Sounds awesome, right? But quell your excitement — it is not that great. In fact, after reading the story, lots of people on Twitter had the same visceral reaction I did: What even am I actually reading? 

The problem: Celebrities take great pains to prove their relatability — that under all the fame and fortune, they're *just like us*. And when celebrity friends interview each other, they prove that they really *are* just like us — which isn't always a good thing.

Just like real people in conversation, Lawrence and Stone tend to fall into casual, meaningless banter. The conversation goes in circles. There's more of Jennifer (the interviewer) than her subject. There are one-word answers. At times, it seems less like an article and more like a transcript of their brunch — and Twitter is like, "What on earth is happening?"

Jennifer Lawrence interviewed Emma Stone — sounds exciting, right? Not really... 

Twitter instantly noticed that there is something a little suspect about this kind of celebrity interview. They sometimes seem like cop-outs. It's a way for celebs to avoid the "gotcha" reporting that can get them into trouble, while still being able to promote their projects. In the end, it's really just kind of boring...

Let's take a closer look at what we are working with. Look, no one is judging how these two friends talk to each other. But Twitter wants to know why readers have to see it.

I also have to wonder if they are even that close, since Lawrence seems to always forget that Stone won an Oscar...

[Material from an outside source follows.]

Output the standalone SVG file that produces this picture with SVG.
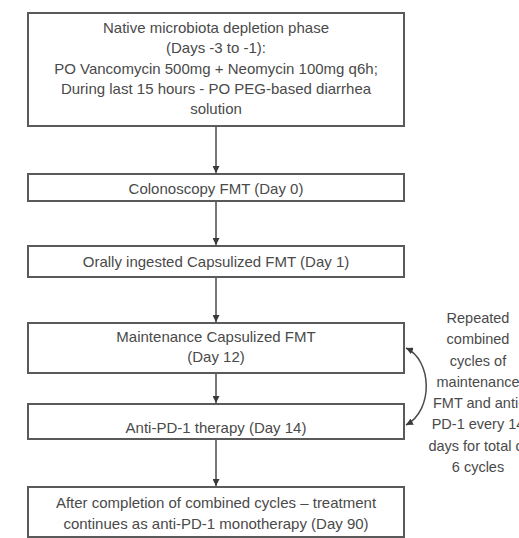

Jennifer: We were talking one night and I was, like, passionately speaking about something and said, “Emily [Emma], you’ve been nominated for two Academy Awards!” And she goes, “Jen, I won.” And I was like, “You did?!”

[Both say "Congratulations!"]

Emma: She was one of the first people to reach out to me when it happened, but she just blocked it out. You had to block it out.

Then there's this quote taken directly from the piece...

Jennifer: On another note: You have a beautiful voice, but you hate to sing. 

Emma: I don’t hate to sing! I love to sing.

This interview sometimes made people wonder whether the two had even *met* before.

Jennifer: Okay, so you do like to sing. Do you like to dance?

Emma: I love to dance.

Jennifer: Really? God, you and I couldn’t be more different. Why do you like to dance?

Emma: Because it’s the most fun thing in the world.

Some people just think maybe Jennifer Lawrence kind of sucks at interviewing...

Many think it's a shame that two Academy Award–winning actresses didn't have more to say.

Even when Stone tried to steer the interview somewhere, Lawrence just kind of re-centered the conversation about herself.

An example, from the article:
Jennifer: It’s so much more helpful to talk about your life in a realistic way instead of having these false realities. Like, if I look skinny in a dress, that’s probably because I was watching what I ate. I didn’t eat a whole pizza and fit into a size 2! [Stone laughs.] I find it irritating when people make their lives look perfect. I remember when you were first talking about anxiety and reading that and being like, “Me too.” And then I didn’t feel like such an asshole for bringing it up. You look at the world realistically.

Emma: You do.

Jennifer: You do.

Emma: You do! Let’s just say “You do” until the end of time, and that’ll be the whole article.

The lesson here is that if celebrities don't want to do interviews — as Stone allegedly did not — they really shouldn't have to.

Emma Stone and Jennifer Lawrence are actresses. Their job is to act, and they're good at it. Let them do that. The reason why celebrity interviews are interesting when they are is because they're conducted by someone who is removed and detached from them on a personal level. They can ask questions about their life and craft that they know the public will be interested in. 

This simply shows that when two celebrity friends interview each other, the entire setup is an inside joke that we, the readers, are left out of. And that's no fun.